Looking forward to more of your thoughts:)
Erin

Maria said...

Luckily, I said I didn't know the answer, because I still don't. Or perhaps the answer is no one is right? I don't know. I do know that it is a journey-- a process-- which is ever evolving for each person throughout time.

Related to politics and Obama, I don't think the Christians corner the market on morality and do believe we are all sinners, so in spite of his shortcomings, I still believe he will do good. I don't expect him to be perfect, just as I don't expect G-dub or JFK to be have been perfect. I do believe that everything we read is interpreted differently by different people, and therefore, the Bible is no different.

That being said, it is not possible to force people to Christianity. That's not to say there isn't a purpose to discipleship, but that each must accept or deny on their own, and as such, it is not the place of Government to say what one should believe. I don't want Government doing that for me.

I'm not perfect, and this is all a part of my journey. Maybe I shouldn't make it so public, but then again, maybe I should.

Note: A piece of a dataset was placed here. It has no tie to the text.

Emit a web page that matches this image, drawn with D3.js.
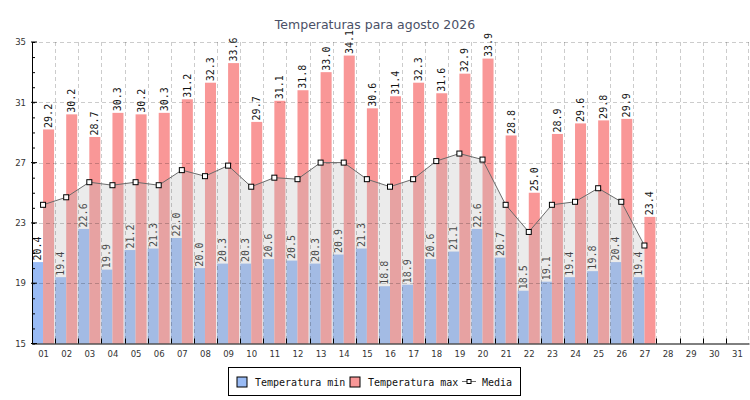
<!DOCTYPE html>
<html>
<head>
<meta charset="utf-8">
<script src="https://cdn.jsdelivr.net/npm/d3@7"></script>
<style>
  body { margin: 0; background: #fff; }
  svg { display: block; }
  .tick-label { font-family: "DejaVu Sans", sans-serif; font-size: 8.5px; fill: #333; }
  .val-label { font-family: "DejaVu Sans Mono", monospace; font-size: 10px; fill: #111; }
  .legend-text { font-family: "DejaVu Sans Mono", monospace; font-size: 10px; fill: #111; }
</style>
</head>
<body>
<svg id="chart"></svg>
<script>
// chart data
const days = d3.range(1, 32).map(d => String(d).padStart(2, '0'));
const tempMin = [20.4, 19.4, 22.6, 19.9, 21.2, 21.3, 22.0, 20.0, 20.3, 20.3, 20.6, 20.5, 20.3, 20.9,
                 21.3, 18.8, 18.9, 20.6, 21.1, 22.6, 20.7, 18.5, 19.1, 19.4, 19.8, 20.4, 19.4];
const tempMax = [29.2, 30.2, 28.7, 30.3, 30.2, 30.3, 31.2, 32.3, 33.6, 29.7, 31.1, 31.8, 33.0, 34.1,
                 30.6, 31.4, 32.3, 31.6, 32.9, 33.9, 28.8, 25.0, 28.9, 29.6, 29.8, 29.9, 23.4];
const media = [24.2, 24.7, 25.7, 25.5, 25.7, 25.5, 26.5, 26.1, 26.8, 25.4, 26.0, 25.9, 27.0, 27.0,
               25.9, 25.4, 25.9, 27.1, 27.6, 27.2, 24.2, 22.4, 24.2, 24.4, 25.3, 24.4, 21.5];
const yTicks = [15, 19, 23, 27, 31, 35];
const series = ['min', 'max'];
const seriesNames = ['Temperatura min', 'Temperatura max', 'Media'];

const width = 750, height = 400;
const margin = {top: 42, right: 1, bottom: 56.5, left: 32};
const innerW = width - margin.left - margin.right;
const innerH = height - margin.top - margin.bottom;

const colors = {min: '#99bbf5', max: '#f99797'};

const svg = d3.select('#chart').attr('width', width).attr('height', height);

svg.append('text')
    .attr('x', width / 2).attr('y', 29)
    .attr('text-anchor', 'middle')
    .style('font-family', '"DejaVu Sans", sans-serif')
    .style('font-size', '12.5px')
    .style('fill', '#4a5066')
    .text('Temperaturas para agosto 2026');

const chart = svg.append('g').attr('transform', `translate(${margin.left},${margin.top})`);

const xScale = d3.scaleBand().domain(days).range([0, innerW]);
const xInner = d3.scaleBand().domain(series).range([0, xScale.bandwidth()])
    .paddingOuter(0.05).paddingInner(0);
const yScale = d3.scaleLinear().domain([15, 35]).range([innerH, 0]);

// rows of data per day
const rows = tempMin.map((v, i) => ({day: days[i], min: v, max: tempMax[i], media: media[i]}));

// bars
const groups = chart.selectAll('.day')
    .data(rows)
    .join('g')
    .attr('class', 'day')
    .attr('transform', d => `translate(${xScale(d.day) - 0.5},0)`);

groups.selectAll('rect')
    .data(d => series.map(k => ({key: k, value: d[k]})))
    .join('rect')
    .attr('x', d => xInner(d.key))
    .attr('width', xInner.bandwidth())
    .attr('y', d => yScale(d.value))
    .attr('height', d => innerH - yScale(d.value))
    .attr('fill', d => colors[d.key]);

// media area + line
const cx = d => xScale(d.day) + xScale.bandwidth() / 2 - 0.5;
const area = d3.area().x(cx).y0(innerH).y1(d => yScale(d.media));
const line = d3.line().x(cx).y(d => yScale(d.media));

chart.append('path')
    .datum(rows)
    .attr('d', area)
    .attr('fill', 'rgb(190,190,190)')
    .attr('fill-opacity', 0.3);

// grid
const grid = chart.append('g').attr('stroke', '#000').attr('stroke-opacity', 0.2)
    .attr('stroke-dasharray', '4,3');
grid.selectAll('.hline')
    .data(yTicks.slice(1))
    .join('line')
    .attr('x1', 0).attr('x2', innerW)
    .attr('y1', d => Math.round(yScale(d)) + 0.5).attr('y2', d => Math.round(yScale(d)) + 0.5);
grid.selectAll('.vline')
    .data(days.slice(1).concat(['end']))
    .join('line')
    .attr('x1', d => d === 'end' ? innerW - 0.5 : Math.round(xScale(d)) + 0.5)
    .attr('x2', d => d === 'end' ? innerW - 0.5 : Math.round(xScale(d)) + 0.5)
    .attr('y1', 0).attr('y2', innerH);

chart.append('path')
    .datum(rows)
    .attr('d', line)
    .attr('fill', 'none')
    .attr('stroke', '#6a6a6a')
    .attr('stroke-width', 1);

chart.selectAll('.pt')
    .data(rows)
    .join('rect')
    .attr('class', 'pt')
    .attr('x', d => cx(d) - 2.5)
    .attr('y', d => yScale(d.media) - 2.5)
    .attr('width', 5).attr('height', 5)
    .attr('fill', '#fff').attr('stroke', '#000').attr('stroke-width', 1);

// value labels
groups.selectAll('text')
    .data(d => series.map(k => ({key: k, value: d[k]})))
    .join('text')
    .attr('class', 'val-label')
    .attr('transform', d => `translate(${xInner(d.key) + xInner.bandwidth() / 2},${yScale(d.value) - 1.5}) rotate(-90)`)
    .attr('dy', '0.35em')
    .text(d => d.value.toFixed(1));

// axes
const yAxisMinor = d3.axisRight(yScale).tickValues(d3.range(15, 36)).tickSize(3).tickFormat('');
chart.append('g').call(yAxisMinor)
    .call(g => g.select('.domain').remove())
    .selectAll('line').attr('stroke', '#000');

const yAxis = d3.axisLeft(yScale).tickValues(yTicks).tickSize(0).tickPadding(6);
const yG = chart.append('g').call(yAxis);
yG.select('.domain').attr('stroke', '#000');
yG.selectAll('text').attr('class', 'tick-label').attr('font-size', null).attr('font-family', null);
chart.append('g').selectAll('line')
    .data(yTicks)
    .join('line')
    .attr('x1', -1).attr('x2', 5)
    .attr('y1', d => yScale(d)).attr('y2', d => yScale(d))
    .attr('stroke', '#000');

const xAxis = d3.axisBottom(xScale).tickSize(0).tickPadding(7);
const xG = chart.append('g').attr('transform', `translate(0,${innerH})`).call(xAxis);
xG.select('.domain').attr('stroke', '#000');
xG.selectAll('text').attr('class', 'tick-label').attr('font-size', null).attr('font-family', null);
xG.selectAll('.bticks')
    .data(days.slice(1))
    .join('line')
    .attr('x1', d => Math.round(xScale(d)) + 0.5).attr('x2', d => Math.round(xScale(d)) + 0.5)
    .attr('y1', 0).attr('y2', -5)
    .attr('stroke', '#000');

// legend
const legend = svg.append('g').attr('transform', 'translate(228.5,367.5)');
legend.append('rect')
    .attr('width', 292).attr('height', 28)
    .attr('fill', '#fff').attr('stroke', '#000');

const lx = [8.5, 121.5];
[colors.min, colors.max].forEach((c, i) => {
    legend.append('rect')
        .attr('x', lx[i]).attr('y', 9.5)
        .attr('width', 10).attr('height', 10)
        .attr('fill', c).attr('stroke', '#000');
    legend.append('text')
        .attr('class', 'legend-text')
        .attr('x', lx[i] + 18).attr('y', 18.5)
        .text(seriesNames[i]);
});
legend.append('line')
    .attr('x1', 233.5).attr('x2', 247.5).attr('y1', 14).attr('y2', 14)
    .attr('stroke', '#6a6a6a');
legend.append('rect')
    .attr('x', 238.5).attr('y', 12).attr('width', 4).attr('height', 4)
    .attr('fill', '#fff').attr('stroke', '#000');
legend.append('text')
    .attr('class', 'legend-text')
    .attr('x', 253.5).attr('y', 18.5)
    .text(seriesNames[2]);
</script>
</body>
</html>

You have given me a lot to chew on.

Maria said...

Oh, I was looking back over another post I wrote (http://mariawj.blogspot.com/2007/05/religionwhy-are-people-so-rigid.html and couldn't help but think that I obviously don't have the answer, because I asked something similar in May. Perhaps it is time to "be still."

Dave said...

I made a realization a long time ago that there the idea of a religion that is “right” (i.e. correct) is a fallacy. As Thomas Jefferson once said, all religions preach the same basic morals and values, yet there is all of this conflict over the name of God or the nature of Jesus or other nonsense. It is just sad really.

Personally I believe in God and see Jesus as a great prophet, not unlike the Buddha and many others, but I do not believe that any one religion is the right one. There is so much that can be learned from them all that it is a waste to argue, fight, die, and kill over little things like the names of the deities.